● Stored data:

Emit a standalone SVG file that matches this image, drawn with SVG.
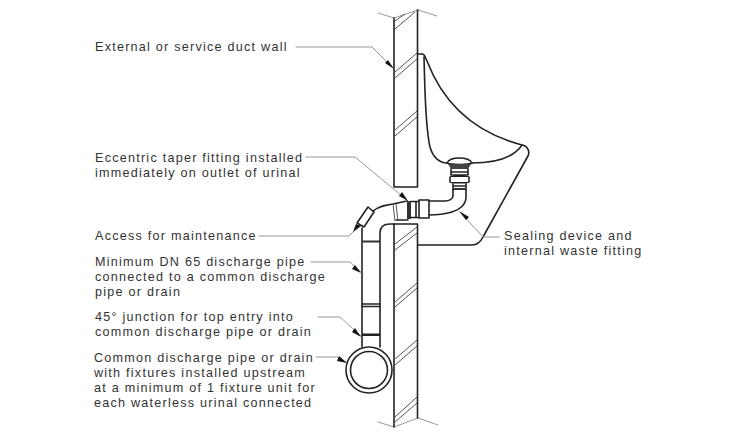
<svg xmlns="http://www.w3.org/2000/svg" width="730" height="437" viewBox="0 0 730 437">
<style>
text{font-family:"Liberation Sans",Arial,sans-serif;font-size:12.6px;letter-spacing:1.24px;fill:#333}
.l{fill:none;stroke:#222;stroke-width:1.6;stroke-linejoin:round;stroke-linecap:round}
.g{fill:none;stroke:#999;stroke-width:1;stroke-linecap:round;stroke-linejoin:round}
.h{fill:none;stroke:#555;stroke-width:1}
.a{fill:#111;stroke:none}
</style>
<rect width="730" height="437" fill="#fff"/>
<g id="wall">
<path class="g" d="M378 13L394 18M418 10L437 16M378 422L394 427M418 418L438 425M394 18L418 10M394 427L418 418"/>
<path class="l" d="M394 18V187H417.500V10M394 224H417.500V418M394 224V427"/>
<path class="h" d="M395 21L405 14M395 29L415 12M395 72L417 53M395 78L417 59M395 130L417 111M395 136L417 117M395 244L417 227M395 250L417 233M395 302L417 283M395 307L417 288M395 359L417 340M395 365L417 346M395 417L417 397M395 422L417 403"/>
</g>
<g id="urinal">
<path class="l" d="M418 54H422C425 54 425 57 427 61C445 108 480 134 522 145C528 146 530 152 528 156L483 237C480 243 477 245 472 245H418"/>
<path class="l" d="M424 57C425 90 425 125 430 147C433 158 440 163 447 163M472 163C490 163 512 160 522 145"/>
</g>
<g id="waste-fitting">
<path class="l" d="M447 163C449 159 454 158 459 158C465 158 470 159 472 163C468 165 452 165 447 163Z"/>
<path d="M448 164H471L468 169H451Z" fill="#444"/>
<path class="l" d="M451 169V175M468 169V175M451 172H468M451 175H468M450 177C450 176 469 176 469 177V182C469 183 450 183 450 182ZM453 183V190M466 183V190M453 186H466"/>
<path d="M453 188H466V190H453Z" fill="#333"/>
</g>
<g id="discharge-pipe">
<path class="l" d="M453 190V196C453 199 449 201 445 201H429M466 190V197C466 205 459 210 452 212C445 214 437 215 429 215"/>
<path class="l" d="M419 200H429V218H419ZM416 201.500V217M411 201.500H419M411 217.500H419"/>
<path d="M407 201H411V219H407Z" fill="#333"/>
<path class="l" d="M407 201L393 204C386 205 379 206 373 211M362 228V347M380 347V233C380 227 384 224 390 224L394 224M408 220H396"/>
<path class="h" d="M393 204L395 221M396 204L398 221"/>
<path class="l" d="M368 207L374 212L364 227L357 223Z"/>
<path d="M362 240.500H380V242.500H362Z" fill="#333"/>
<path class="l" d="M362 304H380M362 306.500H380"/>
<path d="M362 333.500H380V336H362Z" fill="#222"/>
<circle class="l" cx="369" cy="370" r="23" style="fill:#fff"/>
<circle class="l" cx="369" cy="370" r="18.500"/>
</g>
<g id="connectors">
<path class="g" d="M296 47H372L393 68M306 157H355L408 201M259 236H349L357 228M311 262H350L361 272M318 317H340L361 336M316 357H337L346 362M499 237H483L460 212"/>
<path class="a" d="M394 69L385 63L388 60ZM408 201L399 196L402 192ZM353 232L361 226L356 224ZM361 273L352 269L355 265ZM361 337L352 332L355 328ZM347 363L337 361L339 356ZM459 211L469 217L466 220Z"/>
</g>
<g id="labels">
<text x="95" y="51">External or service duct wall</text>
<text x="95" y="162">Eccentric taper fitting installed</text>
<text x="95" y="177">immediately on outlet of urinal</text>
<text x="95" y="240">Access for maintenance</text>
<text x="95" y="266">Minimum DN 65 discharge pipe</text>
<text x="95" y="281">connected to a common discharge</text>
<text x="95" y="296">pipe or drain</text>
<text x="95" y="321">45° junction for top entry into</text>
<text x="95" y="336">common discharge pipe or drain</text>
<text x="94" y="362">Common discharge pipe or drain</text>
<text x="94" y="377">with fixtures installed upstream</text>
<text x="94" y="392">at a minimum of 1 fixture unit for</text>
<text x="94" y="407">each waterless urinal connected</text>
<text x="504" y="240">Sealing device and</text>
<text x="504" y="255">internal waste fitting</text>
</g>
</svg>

● What you are asked to do:
Repeat the material above in full and exactly, apart from the pictures.

● Correct result:
Emit a standalone SVG file that matches this image, drawn with SVG.
<svg xmlns="http://www.w3.org/2000/svg" width="730" height="437" viewBox="0 0 730 437">
<style>
text{font-family:"Liberation Sans",Arial,sans-serif;font-size:12.6px;letter-spacing:1.24px;fill:#333}
.l{fill:none;stroke:#222;stroke-width:1.6;stroke-linejoin:round;stroke-linecap:round}
.g{fill:none;stroke:#999;stroke-width:1;stroke-linecap:round;stroke-linejoin:round}
.h{fill:none;stroke:#555;stroke-width:1}
.a{fill:#111;stroke:none}
</style>
<rect width="730" height="437" fill="#fff"/>
<g id="wall">
<path class="g" d="M378 13L394 18M418 10L437 16M378 422L394 427M418 418L438 425M394 18L418 10M394 427L418 418"/>
<path class="l" d="M394 18V187H417.500V10M394 224H417.500V418M394 224V427"/>
<path class="h" d="M395 21L405 14M395 29L415 12M395 72L417 53M395 78L417 59M395 130L417 111M395 136L417 117M395 244L417 227M395 250L417 233M395 302L417 283M395 307L417 288M395 359L417 340M395 365L417 346M395 417L417 397M395 422L417 403"/>
</g>
<g id="urinal">
<path class="l" d="M418 54H422C425 54 425 57 427 61C445 108 480 134 522 145C528 146 530 152 528 156L483 237C480 243 477 245 472 245H418"/>
<path class="l" d="M424 57C425 90 425 125 430 147C433 158 440 163 447 163M472 163C490 163 512 160 522 145"/>
</g>
<g id="waste-fitting">
<path class="l" d="M447 163C449 159 454 158 459 158C465 158 470 159 472 163C468 165 452 165 447 163Z"/>
<path d="M448 164H471L468 169H451Z" fill="#444"/>
<path class="l" d="M451 169V175M468 169V175M451 172H468M451 175H468M450 177C450 176 469 176 469 177V182C469 183 450 183 450 182ZM453 183V190M466 183V190M453 186H466"/>
<path d="M453 188H466V190H453Z" fill="#333"/>
</g>
<g id="discharge-pipe">
<path class="l" d="M453 190V196C453 199 449 201 445 201H429M466 190V197C466 205 459 210 452 212C445 214 437 215 429 215"/>
<path class="l" d="M419 200H429V218H419ZM416 201.500V217M411 201.500H419M411 217.500H419"/>
<path d="M407 201H411V219H407Z" fill="#333"/>
<path class="l" d="M407 201L393 204C386 205 379 206 373 211M362 228V347M380 347V233C380 227 384 224 390 224L394 224M408 220H396"/>
<path class="h" d="M393 204L395 221M396 204L398 221"/>
<path class="l" d="M368 207L374 212L364 227L357 223Z"/>
<path d="M362 240.500H380V242.500H362Z" fill="#333"/>
<path class="l" d="M362 304H380M362 306.500H380"/>
<path d="M362 333.500H380V336H362Z" fill="#222"/>
<circle class="l" cx="369" cy="370" r="23" style="fill:#fff"/>
<circle class="l" cx="369" cy="370" r="18.500"/>
</g>
<g id="connectors">
<path class="g" d="M296 47H372L393 68M306 157H355L408 201M259 236H349L357 228M311 262H350L361 272M318 317H340L361 336M316 357H337L346 362M499 237H483L460 212"/>
<path class="a" d="M394 69L385 63L388 60ZM408 201L399 196L402 192ZM353 232L361 226L356 224ZM361 273L352 269L355 265ZM361 337L352 332L355 328ZM347 363L337 361L339 356ZM459 211L469 217L466 220Z"/>
</g>
<g id="labels">
<text x="95" y="51">External or service duct wall</text>
<text x="95" y="162">Eccentric taper fitting installed</text>
<text x="95" y="177">immediately on outlet of urinal</text>
<text x="95" y="240">Access for maintenance</text>
<text x="95" y="266">Minimum DN 65 discharge pipe</text>
<text x="95" y="281">connected to a common discharge</text>
<text x="95" y="296">pipe or drain</text>
<text x="95" y="321">45° junction for top entry into</text>
<text x="95" y="336">common discharge pipe or drain</text>
<text x="94" y="362">Common discharge pipe or drain</text>
<text x="94" y="377">with fixtures installed upstream</text>
<text x="94" y="392">at a minimum of 1 fixture unit for</text>
<text x="94" y="407">each waterless urinal connected</text>
<text x="504" y="240">Sealing device and</text>
<text x="504" y="255">internal waste fitting</text>
</g>
</svg>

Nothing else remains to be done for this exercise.